Le manque d’humanité de la mesure résonne autrement en regard des exactions passées, en apparaît comme un écho, un prolongement.
Florence Hautier © Théâtre du Maquis
Ces deux femmes sont seules : la mère est enfermée dans un passé qui la hante, la fille âgée de dix-huit ans se sent désaimée occultée par cet autre jeune homme éternellement tué au même âge. Elle occupe par la parole le vide créé par la présence de l’huissier, esquisse des confidences qui jamais ne pourront émouvoir l’homme de loi déshumanisé par ses intonations aigrelettes et mécaniques.
« Nul n’est puissant, dit (la mère dans le roman), s’il n’empêche la parole de l’autre par quelque moyen que ce soit. » Le texte porté par la fille narratrice prend un tour plus véhément alors et audacieux : les mots sont dotés d’un pouvoir qui, face aux injustices, témoigne, dénonce, se dresse contre l’oubli, subversif et résistant. Se ployant à toutes les nuances, ils passent du trivial à la perle rare, naissent ainsi les « paralipomènes » qui désignent les informations omises dans un texte et mentionnées en contenu complémentaire d’un ouvrage.
Florence Hautier, seule en scène, dans un décor minimaliste, (une table, une chaise, une éponge qui peut aussi être un téléviseur, un tableau sur lequel les chapitres sont inscrits, une coiffeuse de théâtre dans un angle symbolisant les loges) incarne tous les personnages dans cet inquiétant huis clos. Un détail physique, un ventre rentré, une démarche particulière, une intonation, un débit, suffisent à l’apparition de chaque protagoniste. Le jeu, brillant d’intelligence et de sobriété, sait entrelacer avec une époustouflante fluidité les fils de l’intrigue.

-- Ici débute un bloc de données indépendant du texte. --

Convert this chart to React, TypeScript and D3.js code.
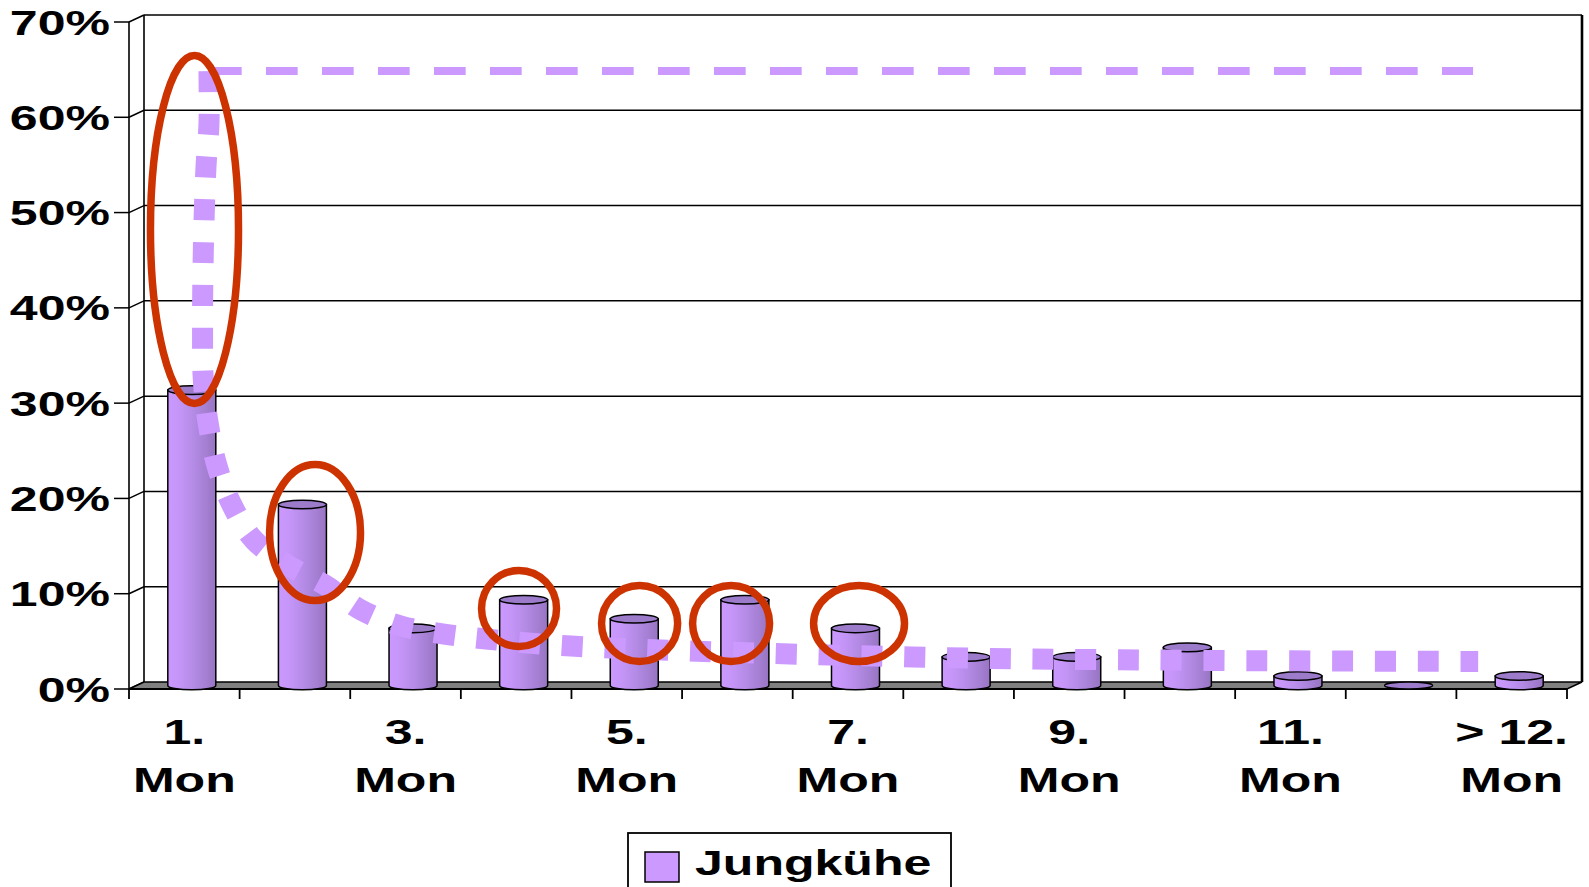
import React from "react";
import * as d3 from "d3";

const categories = ["1. Mon","2. Mon","3. Mon","4. Mon","5. Mon","6. Mon","7. Mon","8. Mon","9. Mon","10. Mon","11. Mon","12. Mon","> 12. Mon"];
const labelLines: (string[] | null)[] = [["1.","Mon"],null,["3.","Mon"],null,["5.","Mon"],null,["7.","Mon"],null,["9.","Mon"],null,["11.","Mon"],null,["> 12.","Mon"]];
const jungkuehe = [31, 19, 6, 9, 7, 9, 6, 3, 3, 4, 1, 0, 1];
const yTicks = [0, 10, 20, 30, 40, 50, 60, 70];
const seriesName = "Jungkühe";

// annotation: dotted trend curve (category position, percent)
const trendCurve: [number, number][] = [
  [0.723, 64.85],[0.723, 59.29],[0.696, 54.78],[0.672, 46.07],[0.665, 37.67],[0.672, 32.43],
  [0.714, 28.02],[0.796, 23.4],[0.931, 19.31],[1.13, 15.64],[1.465, 12.8],[1.772, 10.91],
  [2.098, 8.29],[2.459, 6.61],[2.848, 5.77],[3.228, 5.25],[3.996, 4.51],[7.08, 3.36],
  [9.231, 3.04],[12.197, 2.89]
];
// annotation: dashed reference line (from, to, level)
const refLine = { from: 0.732, to: 12.151, level: 64.85 };
// annotation: red ellipses [cx, cy, rx, ry] in (category position, percent)
const highlight: [number, number, number, number][] = [
  [0.592, 48.22, 0.398, 18.26],
  [1.682, 16.42, 0.411, 7.14],
  [3.526, 8.45, 0.339, 3.99],
  [4.616, 6.87, 0.344, 3.99],
  [5.443, 6.87, 0.348, 3.99],
  [6.6, 6.87, 0.411, 3.99],
];

const W = 1589, H = 887;
const X0 = 129, X1 = 1567, Y0 = 689, Y1 = 22;
const DX = 15, DY = -7;
const FONT = "'Liberation Sans', Arial, Helvetica, sans-serif";
const SX = 1.41;
const FS = 35.5;

export default function App() {
  const y = d3.scaleLinear().domain([0, 70]).range([Y0, Y1]);
  const xb = d3.scaleBand<string>().domain(categories).range([X0, X1]);
  const xp = d3.scaleLinear().domain([0, categories.length]).range([X0, X1]);
  const bw = xb.bandwidth();
  const barHalf = 24;
  const ery = 4.3;

  const line = d3.line<[number, number]>()
    .x((d) => xp(d[0]))
    .y((d) => y(d[1]))
    .curve(d3.curveCatmullRom.alpha(0.5));

  const baseY = y(0) + DY / 2;

  return (
    <svg width={W} height={H} style={{ position: "absolute", left: 0, top: 0, background: "#fff" }}>
      <defs>
        <linearGradient id="cyl" x1="0" x2="1" y1="0" y2="0">
          <stop offset="0" stopColor="#CC99FF" />
          <stop offset="0.25" stopColor="#C495F7" />
          <stop offset="0.5" stopColor="#B68CE8" />
          <stop offset="0.8" stopColor="#A47FD2" />
          <stop offset="1" stopColor="#9874C3" />
        </linearGradient>
      </defs>
      <rect x={0} y={0} width={W} height={H} fill="#fff" />
      {/* side wall front edge and back wall edges */}
      <line x1={X0} y1={y(70)} x2={X0} y2={y(0)} stroke="#000" strokeWidth={1.6} />
      <line x1={X0 + DX} y1={y(70) + DY} x2={X0 + DX} y2={y(0) + DY} stroke="#000" strokeWidth={1.6} />
      <line x1={X1 + DX} y1={y(70) + DY} x2={X1 + DX} y2={y(0) + DY} stroke="#000" strokeWidth={2.6} />
      {/* gridlines and y ticks */}
      {yTicks.map((t) => (
        <g key={t}>
          {t > 0 && <line x1={X0 + DX} x2={X1 + DX} y1={y(t) + DY} y2={y(t) + DY} stroke="#000" strokeWidth={1.5} />}
          <line x1={X0 - 15} x2={X0} y1={y(t)} y2={y(t)} stroke="#000" strokeWidth={1.5} />
          <line x1={X0} x2={X0 + DX} y1={y(t)} y2={y(t) + DY} stroke="#000" strokeWidth={1.5} />
          <text transform={`translate(${X0 - 19},${y(t) + 12.5}) scale(${SX},1)`} textAnchor="end"
            fontFamily={FONT} fontWeight="bold" fontSize={FS} fill="#000">{t}%</text>
        </g>
      ))}
      {/* floor */}
      <polygon points={`${X0},${Y0} ${X1},${Y0} ${X1 + DX},${Y0 + DY} ${X0 + DX},${Y0 + DY}`}
        fill="#808080" stroke="#000" strokeWidth={1.5} />
      {/* x ticks */}
      {d3.range(categories.length + 1).map((i) => (
        <line key={i} x1={xp(i)} x2={xp(i)} y1={Y0} y2={Y0 + 10} stroke="#000" strokeWidth={1.8} />
      ))}
      <line x1={X0} x2={X1} y1={Y0} y2={Y0} stroke="#000" strokeWidth={2} />
      {/* x labels */}
      {categories.map((c, i) => {
        const ll = labelLines[i];
        if (!ll) return null;
        const cx = (xb(c) as number) + bw / 2;
        return (
          <g key={c}>
            {ll.map((s, k) => (
              <text key={k} transform={`translate(${cx},${744 + k * 48}) scale(${SX},1)`} textAnchor="middle"
                fontFamily={FONT} fontWeight="bold" fontSize={FS} fill="#000">{s}</text>
            ))}
          </g>
        );
      })}
      {/* cylinders */}
      {categories.map((c, i) => {
        const v = jungkuehe[i];
        const cx = (xb(c) as number) + bw / 2 + DX / 2;
        const top = y(v) + DY / 2;
        const l = cx - barHalf, r = cx + barHalf;
        if (v <= 0) {
          return <ellipse key={c} cx={cx} cy={baseY} rx={barHalf} ry={ery * 0.8} fill="#9C7BCB" stroke="#000" strokeWidth={1.4} />;
        }
        return (
          <g key={c}>
            <path d={`M${l},${top} L${l},${baseY} A${barHalf},${ery} 0 0 0 ${r},${baseY} L${r},${top} Z`}
              fill="url(#cyl)" stroke="#000" strokeWidth={1.5} />
            <ellipse cx={cx} cy={top} rx={barHalf} ry={ery} fill="#9C7BCB" stroke="#000" strokeWidth={1.5} />
          </g>
        );
      })}
      {/* annotations */}
      <line x1={xp(refLine.from)} x2={xp(refLine.to)} y1={y(refLine.level)} y2={y(refLine.level)}
        stroke="#CC99FF" strokeWidth={8} strokeDasharray="31.7 24.3" />
      <path d={line(trendCurve) as string} fill="none" stroke="#CC99FF" strokeWidth={21}
        strokeDasharray="21 21.8" strokeLinecap="butt" />
      {highlight.map((e, i) => (
        <ellipse key={i} cx={xp(e[0])} cy={y(e[1])} rx={xp(e[2]) - xp(0)} ry={y(0) - y(e[3])}
          fill="none" stroke="#CC3300" strokeWidth={7.5} />
      ))}
      {/* legend */}
      <rect x={628} y={833} width={323} height={80} fill="#fff" stroke="#000" strokeWidth={1.8} />
      <rect x={645} y={852} width={34} height={30} fill="#CC99FF" stroke="#000" strokeWidth={1.5} />
      <text transform={`translate(695,875) scale(${SX},1)`} fontFamily={FONT} fontWeight="bold" fontSize={FS} fill="#000">{seriesName}</text>
    </svg>
  );
}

Florence Hautier © Théâtre du Maquis
On est saisi par cet exercice superbement mené de liberté et de folie qui dépasse la simple réflexion sur les tragédies du passé. Le présent en est éclaboussé et notre regard s’aiguise, établissant des parallèles… le mutisme zélé de l’officier ministériel qui « ne fait que son travail » a des échos sombres et convoque les fantômes de l’Occupation. Un moment éblouissant de vérité !
Trois représentations ont été données à L’Ouvre-Boîte les 30, 31 janvier et 1er février 2025 après 12 jours de résidence.
La compagnie des spectres © M.C.
Les paralipomènes désignent au départ les additifs bibliques aux livres des Rois. Le terme vient du grec παραλείπω (paraleipo), omettre, oublier, laisser à part.
Joseph Darnand, (19/03/1897-10/10/1945), ancien combattant de la Première Guerre mondiale a été militaire, homme politique d’extrême droite, a choisi le 8 août 1943 de collaborer totalement avec l’occupant nazi en s’engageant dans les Waffen-SS. Secrétaire général et chef opérationnel de la Milice française (créée par la loi du 30/01/1943 par Pierre Laval en accord avec le Maréchal Pétain), véritable organisme supplétif de la Gestapo, adonné de la même manière à la traque des résistants, des Juifs, des francs-maçons, et des réfractaires au STO. Sa mortelle efficacité à la tête de la Milice lui a valu d’être jugé, condamné à mort et fusillé au fort de Châtillon.